* begin *

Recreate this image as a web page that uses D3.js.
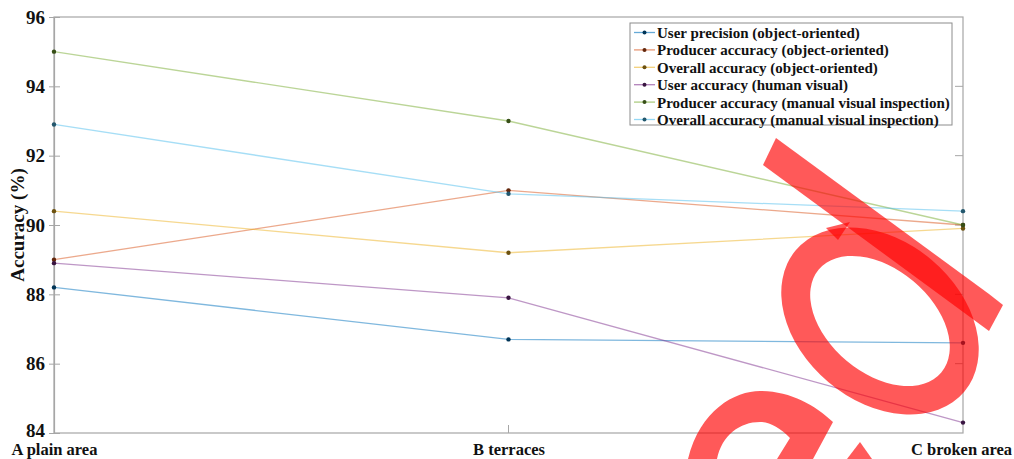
<!DOCTYPE html>
<html>
<head>
<meta charset="utf-8">
<title>Accuracy comparison</title>
<style>
  body { margin: 0; background: #fff; }
  svg { display: block; }
  svg text { font-family: "Liberation Serif", "Times New Roman", Tinos, serif; font-weight: bold; fill: #111; }
</style>
</head>
<body>
<script src="https://d3js.org/d3.v7.min.js"></script>
<div id="container"></div>
<script>
const categories = ["A plain area", "B terraces", "C broken area"];
const yTicks = [84, 86, 88, 90, 92, 94, 96];

const seriesNames = [
  "User precision (object-oriented)",
  "Producer accuracy (object-oriented)",
  "Overall accuracy (object-oriented)",
  "User accuracy (human visual)",
  "Producer accuracy (manual visual inspection)",
  "Overall accuracy (manual visual inspection)"
];
const userPrecisionOO   = [88.2, 86.7, 86.6];
const producerAccOO     = [89.0, 91.0, 90.0];
const overallAccOO      = [90.4, 89.2, 89.9];
const userAccVisual     = [88.9, 87.9, 84.3];
const producerAccManual = [95.0, 93.0, 90.0];
const overallAccManual  = [92.9, 90.9, 90.4];
const colors = ["#0072BD", "#D95319", "#EDB120", "#7E2F8E", "#77AC30", "#4DBEEE"];

const series = [userPrecisionOO, producerAccOO, overallAccOO, userAccVisual, producerAccManual, overallAccManual];

const width = 1014, height = 459,
      margin = { top: 17, right: 51, bottom: 26, left: 54 };

const svg = d3.select("#container").append("svg")
    .attr("width", width)
    .attr("height", height);

const x = d3.scalePoint()
    .domain(categories)
    .range([margin.left, width - margin.right]);

const y = d3.scaleLinear()
    .domain([84, 96])
    .range([height - margin.bottom, margin.top]);

// frame
svg.append("rect")
    .attr("x", margin.left).attr("y", margin.top)
    .attr("width", width - margin.left - margin.right)
    .attr("height", height - margin.top - margin.bottom)
    .attr("fill", "none").attr("stroke", "#a6a6a6").attr("stroke-width", 1.2);

// left axis
const yAxis = svg.append("g")
    .attr("transform", `translate(${margin.left},0)`)
    .call(d3.axisLeft(y).tickValues(yTicks).tickSize(5).tickPadding(4));
yAxis.attr("font-family", null).attr("font-size", null);
yAxis.select(".domain").attr("stroke", "#a6a6a6").attr("stroke-width", 1.2);
yAxis.selectAll(".tick line").attr("stroke", "#a6a6a6").attr("x2", -5).attr("x1", 6);
yAxis.selectAll(".tick text")
    .style("font-size", "19px");
// lowest label sits just above the first category name
yAxis.selectAll(".tick text")
    .filter(d => d === yTicks[0])
    .attr("y", -3);

// right side inner ticks
svg.append("g").selectAll("line")
    .data(yTicks.slice(1, -1))
    .enter().append("line")
    .attr("x1", width - margin.right - 8).attr("x2", width - margin.right)
    .attr("y1", d => y(d)).attr("y2", d => y(d))
    .attr("stroke", "#a6a6a6");

// bottom axis
const xAxis = svg.append("g")
    .attr("transform", `translate(0,${height - margin.bottom})`)
    .call(d3.axisBottom(x).tickSize(0).tickPadding(10));
xAxis.attr("font-family", null).attr("font-size", null);
xAxis.select(".domain").remove();
xAxis.selectAll(".tick text")
    .style("font-size", "16.5px");
xAxis.selectAll(".tick text")
    .filter(d => d === categories[2])
    .attr("dx", -2);
svg.append("line")
    .attr("x1", x(categories[1])).attr("x2", x(categories[1]))
    .attr("y1", height - margin.bottom).attr("y2", height - margin.bottom - 8)
    .attr("stroke", "#a6a6a6");

// y title
svg.append("text")
    .attr("text-anchor", "middle")
    .attr("transform", `translate(24,${(margin.top + height - margin.bottom) / 2})rotate(-90)`)
    .style("font-size", "19px")
    .text("Accuracy (%)");

// lines
const line = d3.line()
    .x((d, i) => x(categories[i]))
    .y(d => y(d));

series.forEach((s, k) => {
  svg.append("path")
      .datum(s)
      .attr("d", line)
      .attr("fill", "none")
      .attr("stroke", colors[k])
      .attr("stroke-opacity", 0.5)
      .attr("stroke-width", 1.3);
});
series.forEach((s, k) => {
  svg.append("g").selectAll("circle")
      .data(s)
      .enter().append("circle")
      .attr("cx", (d, i) => x(categories[i]))
      .attr("cy", d => y(d))
      .attr("r", 2.2)
      .attr("fill", d3.color(colors[k]).darker(2.2));
});

// legend
const legend = svg.append("g").attr("transform", "translate(630,23)");
legend.append("rect")
    .attr("width", 322).attr("height", 102)
    .attr("fill", "#fff").attr("stroke", "#8c8c8c");
seriesNames.forEach((name, k) => {
  const row = legend.append("g").attr("transform", `translate(0,${9.5 + k * 17.4})`);
  row.append("line")
      .attr("x1", 4).attr("x2", 25)
      .attr("stroke", colors[k]).attr("stroke-opacity", 0.6).attr("stroke-width", 1.3);
  row.append("circle")
      .attr("cx", 14.5).attr("r", 2)
      .attr("fill", d3.color(colors[k]).darker(2.2));
  row.append("text")
      .attr("x", 27).attr("y", 5.5)
      .style("font-size", "15px")
      .text(name);
});

// red overlay mark
const mark = svg.append("g").attr("fill", "#ff0000").attr("fill-opacity", 0.65);
mark.append("path")
    .attr("d", "M776,138 L989,294 L1003,305 L989,331 L763,165 Z");
const el = (a, b) => `M${-a},0 A${a},${b} 0 1,0 ${a},0 A${a},${b} 0 1,0 ${-a},0 Z`;
mark.append("path")
    .attr("fill-rule", "evenodd")
    .attr("transform", "translate(880,321)rotate(40)")
    .attr("d", el(110, 80) + " " + el(80, 52));
mark.append("path")
    .attr("d", "M826,228 L850,222 L838,240 Z");
mark.append("path")
    .attr("d", "M688,459 C700,410 735,391 760,391 C790,391 815,405 833,422 L813,459 L777,459 L790,438 C780,428 770,422 760,422 C740,422 722,435 717,459 Z");
mark.append("path")
    .attr("d", "M860,442 L872,459 L847,459 Z");
</script>
</body>
</html>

* end *

STATED PROBLEM
Return nothing but the lines running from the start of the data to the line with "const yTicks = [84, 86, 88, 90, 92, 94, 96];", please, both ends included and no pictures.

FULL ANSWER
Recreate this image as a web page that uses D3.js.
<!DOCTYPE html>
<html>
<head>
<meta charset="utf-8">
<title>Accuracy comparison</title>
<style>
  body { margin: 0; background: #fff; }
  svg { display: block; }
  svg text { font-family: "Liberation Serif", "Times New Roman", Tinos, serif; font-weight: bold; fill: #111; }
</style>
</head>
<body>
<script src="https://d3js.org/d3.v7.min.js"></script>
<div id="container"></div>
<script>
const categories = ["A plain area", "B terraces", "C broken area"];
const yTicks = [84, 86, 88, 90, 92, 94, 96];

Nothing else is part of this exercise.